3. At this point too, as I think, we must seek skilfully to find out the methods by which words are sought for, that we may not wait gaping open-mouthed till such time as a word shall fall of itself upon our tongues like a god-send[1] from heaven; but that we should know their haunts and their coverts, so that, when we have need of choice words, we may follow them up along a beaten track rather than have no path to help us forward.

4. You must therefore scout over definite ground . . . . . . . . First of all a speaker must be on his guard against coining a new word like debased bronze, so that each several word may be both known by its age and delight by its freshness . . . . fortresses of words . . . . assembly-places of words . . . . . . . . Of obligations[2] the

  1. The palladium was a supposed image of Pallas that fell from the sky at Troy and was carried off by the Greeks.
  2. In this mutilated passage Fronto is speaking of sapentia and eloquentia in connexion with a classification of human functions The officia, or essential functions of man are, he says, of two genera, and can be classified under three heads (rationes or species).
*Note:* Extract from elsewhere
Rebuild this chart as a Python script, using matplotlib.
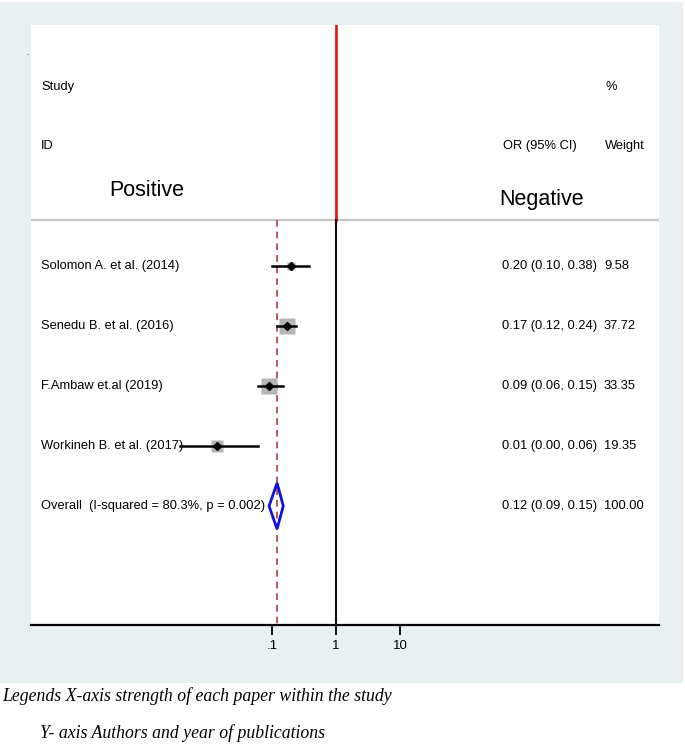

The distinction of the two genera is not given in what we have. The three classes are (1) that of existence, that a man must exist and perform certain munera, e.g. eat, in order to live; (2) of quality, he must be such and such and have such and such habits and idiosyncrasies; (3) of objective or result, the two previous officia enabling him to discharge the third. This third class is concerned wholly with negotia, work done, and is self-contained. Under this comes sapientia. Since a man must live before he can be wise, a munus, like eating, is an officium of the wise man, though it has no direct connexion with his negotium, which is wisdom. Eating belongs to specis prima, which is common to all men, but wisdom to species tertia. The pursuit of eloquence comes under species secunda, whioh varies with every man.